Werking en gebruiksaanwijzing display:
1.
De display wordt ingeschakeld als de contactsleutel wordt omgedraaid. Gedurende 3 seconden wordt er een
digitale modus weergegeven. De display toont onder andere de snelheid, de acculading, de stuurhoek, de
handrem, de stoelschakelaar, de E/S/H- selectie, de gewerkte tijd. Deze gegevens tonen de status van het
voertuig.
2.
Storingen worden weergegeven links bovenin het lcd-scherm. Als de display is ingeschakeld, wordt een van de
volgende drie statussen weergegeven:
-
Normale werking (gaat branden als de systeemschakelaar wordt in- of uitgeschakeld).
-
De display is niet verbonden met de schakelkast (het lampje gaat branden nadat de verbinding 3 seconden
is verbroken).
-
De display werkt niet (het lampje brandt).
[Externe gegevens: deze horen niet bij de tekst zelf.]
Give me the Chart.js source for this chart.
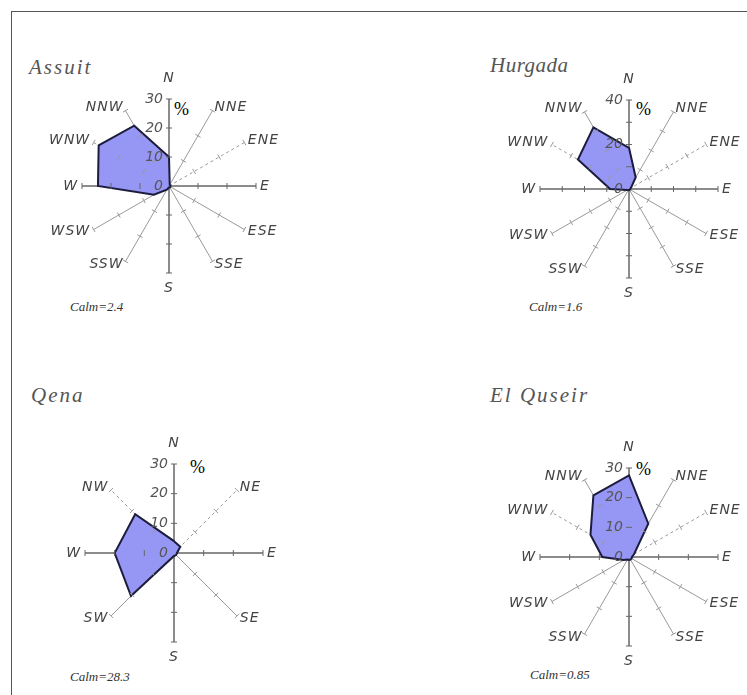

Als het voertuig normaal functioneert, wordt er geen foutcode gemeld en is het storingslampje uit.
3.
Als de richtingaanwijzer naar voren en naar achteren wordt gedraaid, gaan linker en rechter richtingaanwijzer
knipperen. Als de koplampen worden ingeschakeld, gaat het verlichtingslampje branden.
4.
Remlampje. Als de parkeerrem wordt gebruikt, gaat het lampje met de letter P branden. Als de parkeerrem
wordt losgelaten, gaat het lampje uit.
OPMERKING
Als de lading van de accu minder dan één streepje aangeeft, moet hij worden opgeladen om de batterijduur te
verlengen.
Werkomgeving:
1.
Het maximale hoogteniveau: 1200 meter.
2.
Toegestane omgevingstemperatuur: -25 °C tot +40 °C.
3.
Maximale relatieve vochtigheid: 95%
Voorzorgsmaatregelen:
1.
Voorkom dat het instrumentenpaneel nat wordt. Als het voertuig wordt gewassen, zorg dan dat er geen water
op of in het instrumentenpaneel komt. Veeg water dat per ongeluk op het instrumentenpaneel komt direct af
met een droge doek.
2.
Koppel het instrumentenpaneel en de leidingen niet regelmatig los om losse contacten te voorkomen.
3.
Voorkom beschadiging van het instrumentenpaneel door stoten of krassen.
4.
Neem contact op met de dealer als het instrumentenpaneel niet goed werkt, zodat het kan worden
gerepareerd.
VOOR AANVANG VAN DE WERKZAAMHEDEN
•
Controleer of alle rij-onderdelen goed functioneren en vul zo nodig alle vloeistofniveaus bij. Elk defect moet
vóór gebruik worden gerepareerd.
•
Trek de parkeerrem aan.
•
Loop rond de lader en controleer het voertuig op schade of ontbrekende onderdelen.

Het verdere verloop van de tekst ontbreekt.